(Rows from a dataset of charts and code)
╔══

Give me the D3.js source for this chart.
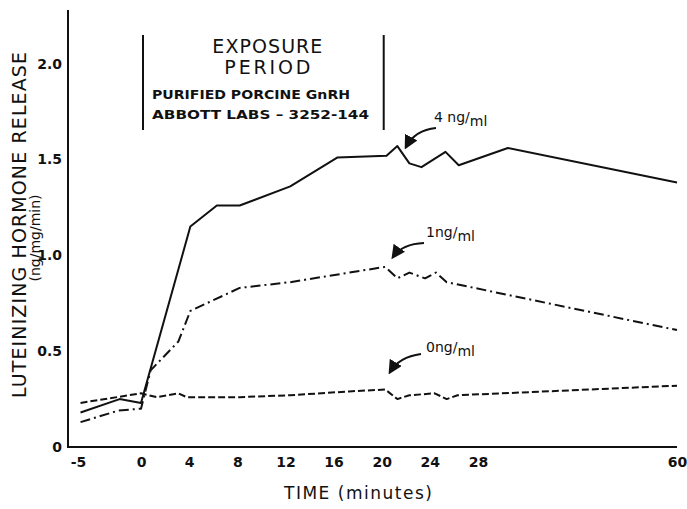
<!DOCTYPE html>
<html>
<head>
<meta charset="utf-8">
<script src="https://cdn.jsdelivr.net/npm/d3@7"></script>
<style>
  body { margin: 0; background: #fff; }
  svg { display: block; }
  text { font-family: 'DejaVu Sans', sans-serif; fill: #111; }
</style>
</head>
<body>
<svg id="chart" width="687" height="509"></svg>
<script>
// data
const xTicks = [-5, 0, 4, 8, 12, 16, 20, 24, 28, 60];
const yTicks = [0, 0.5, 1.0, 1.5, 2.0];
const yTickLabels = ['0', '0.5', '1.0', '1.5', '2.0'];

const time4 = [-4.8, -1.7, 0, 4.1, 6.3, 8.2, 12.4, 16.3, 20.4, 21.3, 22.3, 23.3, 25.3, 26.4, 32.8, 60];
const lh4 = [0.18, 0.25, 0.23, 1.15, 1.26, 1.26, 1.36, 1.51, 1.52, 1.57, 1.48, 1.46, 1.54, 1.47, 1.56, 1.38];

const time1 = [-4.8, -1.8, 0, 0.8, 3.1, 4.1, 8.2, 12.4, 17.3, 20.3, 21.3, 22.3, 23.6, 24.5, 25.4, 60];
const lh1 = [0.13, 0.19, 0.20, 0.40, 0.55, 0.71, 0.83, 0.86, 0.91, 0.94, 0.88, 0.91, 0.88, 0.91, 0.86, 0.61];

const time0 = [-4.8, 0, 1.3, 3.1, 3.8, 8.2, 12.4, 17.3, 20.3, 21.3, 22.3, 24.4, 25.4, 26.3, 60];
const lh0 = [0.23, 0.28, 0.26, 0.28, 0.26, 0.26, 0.27, 0.29, 0.30, 0.25, 0.27, 0.28, 0.25, 0.27, 0.32];

const exposure = [0, 20];

const svg = d3.select('#chart');

// the time axis is stretched between 0 and 28, squeezed after
const x = d3.scaleLinear().domain([-5, 0, 28, 60]).range([78, 141, 478, 677]);
const y = d3.scaleLinear().domain([0, 2.28]).range([447, 10]);
const axisX = 68;

// axes lines
svg.append('line')
  .attr('x1', axisX).attr('x2', axisX)
  .attr('y1', y(2.28)).attr('y2', y(0))
  .attr('stroke', '#111').attr('stroke-width', 2);
svg.append('line')
  .attr('x1', axisX - 1).attr('x2', x(60))
  .attr('y1', y(0)).attr('y2', y(0))
  .attr('stroke', '#111').attr('stroke-width', 2);

const gy = svg.append('g')
  .attr('transform', `translate(${axisX},0)`)
  .call(d3.axisLeft(y).tickValues(yTicks).tickSize(0).tickPadding(6)
    .tickFormat((d, i) => yTickLabels[i]));
gy.select('.domain').remove();
gy.selectAll('text')
  .style('font-family', "'DejaVu Sans', sans-serif")
  .style('font-size', '14px').style('font-weight', 'bold').attr('fill', '#111');

const gx = svg.append('g')
  .attr('transform', `translate(0,${y(0)})`)
  .call(d3.axisBottom(x).tickValues(xTicks).tickSize(0).tickPadding(10)
    .tickFormat(d => String(d)));
gx.select('.domain').remove();
gx.selectAll('text')
  .style('font-family', "'DejaVu Sans', sans-serif")
  .style('font-size', '14px').style('font-weight', 'bold').attr('fill', '#111');

// axis titles
svg.append('text')
  .attr('transform', 'translate(26,225) rotate(-90)')
  .attr('text-anchor', 'middle')
  .attr('font-size', 19)
  .attr('textLength', 346).attr('lengthAdjust', 'spacing')
  .text('LUTEINIZING HORMONE RELEASE');
svg.append('text')
  .attr('transform', 'translate(40,238) rotate(-90)')
  .attr('text-anchor', 'middle')
  .attr('font-size', 14)
  .text('(ng/mg/min)');
svg.append('text')
  .attr('x', 358).attr('y', 499)
  .attr('text-anchor', 'middle')
  .attr('font-size', 17)
  .attr('textLength', 148).attr('lengthAdjust', 'spacing')
  .text('TIME  (minutes)');

// exposure period bracket
exposure.forEach(t => {
  svg.append('line')
    .attr('x1', x(t) + 2).attr('x2', x(t) + 2)
    .attr('y1', 35).attr('y2', 130)
    .attr('stroke', '#111').attr('stroke-width', 2);
});
const midX = (x(exposure[0]) + x(exposure[1])) / 2;
svg.append('text').attr('x', midX + 6).attr('y', 53)
  .attr('text-anchor', 'middle').attr('font-size', 19)
  .attr('textLength', 110).attr('lengthAdjust', 'spacing')
  .text('EXPOSURE');
svg.append('text').attr('x', midX + 6).attr('y', 74)
  .attr('text-anchor', 'middle').attr('font-size', 19)
  .attr('textLength', 86).attr('lengthAdjust', 'spacing')
  .text('PERIOD');
svg.append('text').attr('x', 152).attr('y', 99)
  .attr('font-size', 12).attr('font-weight', 'bold')
  .attr('textLength', 198).attr('lengthAdjust', 'spacingAndGlyphs')
  .text('PURIFIED PORCINE GnRH');
svg.append('text').attr('x', 152).attr('y', 119)
  .attr('font-size', 12).attr('font-weight', 'bold')
  .attr('textLength', 217).attr('lengthAdjust', 'spacingAndGlyphs')
  .text('ABBOTT LABS \u2013 3252-144');

// series
const line = d3.line().x(d => x(d[0])).y(d => y(d[1]));
const series = [
  { t: time4, v: lh4, dash: null },
  { t: time1, v: lh1, dash: '10,4,2,4' },
  { t: time0, v: lh0, dash: '7,3' }
];
series.forEach(s => {
  svg.append('path')
    .datum(d3.zip(s.t, s.v))
    .attr('d', line)
    .attr('fill', 'none')
    .attr('stroke', '#111')
    .attr('stroke-width', 2)
    .attr('stroke-linejoin', 'round')
    .attr('stroke-dasharray', s.dash);
});

// annotations with curved arrows
svg.append('defs').append('marker')
  .attr('id', 'arrow').attr('viewBox', '0 0 10 10')
  .attr('refX', 8).attr('refY', 5)
  .attr('markerWidth', 7).attr('markerHeight', 7)
  .attr('orient', 'auto-start-reverse')
  .append('path').attr('d', 'M0,0 L10,5 L0,10 z').attr('fill', '#111');

const labels = [
  { name: '4 ng/', tx: 434, ty: 122, from: [436, 128], ctrl: [415, 130], to: [406, 147] },
  { name: '1ng/', tx: 426, ty: 237, from: [424, 243], ctrl: [402, 244], to: [393, 257] },
  { name: '0ng/', tx: 426, ty: 352, from: [421, 354], ctrl: [399, 357], to: [390, 372] }
];
labels.forEach(l => {
  const t = svg.append('text').attr('x', l.tx).attr('y', l.ty).attr('font-size', 14);
  t.append('tspan').text(l.name);
  t.append('tspan').attr('dy', 4).text('ml');
  svg.append('path')
    .attr('d', `M${l.from[0]},${l.from[1]} Q${l.ctrl[0]},${l.ctrl[1]} ${l.to[0]},${l.to[1]}`)
    .attr('fill', 'none').attr('stroke', '#111').attr('stroke-width', 2)
    .attr('marker-end', 'url(#arrow)');
});
</script>
</body>
</html>
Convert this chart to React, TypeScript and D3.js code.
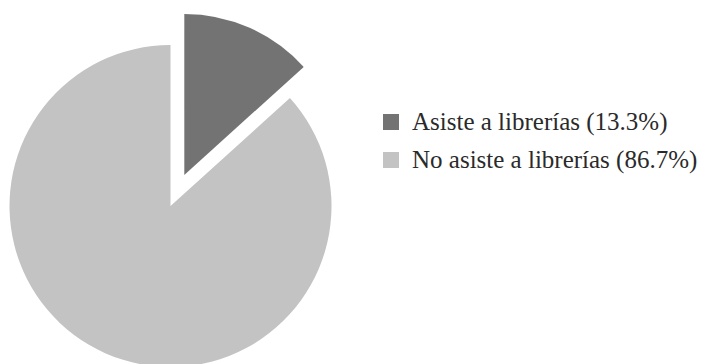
import React from "react";
import * as d3 from "d3";

const categories = ["Asiste a librerías", "No asiste a librerías"];
const values = [13.3, 86.7];
const colors = ["#737373", "#c3c3c3"];
const explode = [34, 0];

export default function App() {
  const width = 709, height = 364;
  const cx = 170.5, cy = 206, r = 161;
  const pie = d3.pie<number>().sort(null).value((d) => d);
  const arcs = pie(values);
  const arc = d3.arc<d3.PieArcDatum<number>>().innerRadius(0).outerRadius(r);
  return (
    <svg width={width} height={height} style={{ position: "absolute", left: 0, top: 0 }}>
      <g transform={`translate(${cx},${cy})`}>
        {arcs.map((a, i) => {
          const mid = (a.startAngle + a.endAngle) / 2;
          const dx = Math.sin(mid) * explode[i];
          const dy = -Math.cos(mid) * explode[i];
          return <path key={i} d={arc(a) || ""} fill={colors[i]} transform={`translate(${dx},${dy})`} />;
        })}
      </g>
      <g transform="translate(383,114)">
        {categories.map((c, i) => (
          <g key={i} transform={`translate(0,${i * 38})`}>
            <rect x={0} y={0} width={16} height={16} fill={colors[i]} />
            <text x={29} y={16} fontFamily="'Liberation Serif', serif" fontSize={25} fill="#2a2a2a">
              {`${c} (${values[i].toFixed(1)}%)`}
            </text>
          </g>
        ))}
      </g>
    </svg>
  );
}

╚══

Exercise requirements:
Make an exact copy of the lines of the records from the line containing "Convert this chart" through the final line, both ends included, but not of the pictures.

Complete output:
Convert this chart to React, TypeScript and D3.js code.
import React from "react";
import * as d3 from "d3";

const categories = ["Asiste a librerías", "No asiste a librerías"];
const values = [13.3, 86.7];
const colors = ["#737373", "#c3c3c3"];
const explode = [34, 0];

export default function App() {
  const width = 709, height = 364;
  const cx = 170.5, cy = 206, r = 161;
  const pie = d3.pie<number>().sort(null).value((d) => d);
  const arcs = pie(values);
  const arc = d3.arc<d3.PieArcDatum<number>>().innerRadius(0).outerRadius(r);
  return (
    <svg width={width} height={height} style={{ position: "absolute", left: 0, top: 0 }}>
      <g transform={`translate(${cx},${cy})`}>
        {arcs.map((a, i) => {
          const mid = (a.startAngle + a.endAngle) / 2;
          const dx = Math.sin(mid) * explode[i];
          const dy = -Math.cos(mid) * explode[i];
          return <path key={i} d={arc(a) || ""} fill={colors[i]} transform={`translate(${dx},${dy})`} />;
        })}
      </g>
      <g transform="translate(383,114)">
        {categories.map((c, i) => (
          <g key={i} transform={`translate(0,${i * 38})`}>
            <rect x={0} y={0} width={16} height={16} fill={colors[i]} />
            <text x={29} y={16} fontFamily="'Liberation Serif', serif" fontSize={25} fill="#2a2a2a">
              {`${c} (${values[i].toFixed(1)}%)`}
            </text>
          </g>
        ))}
      </g>
    </svg>
  );
}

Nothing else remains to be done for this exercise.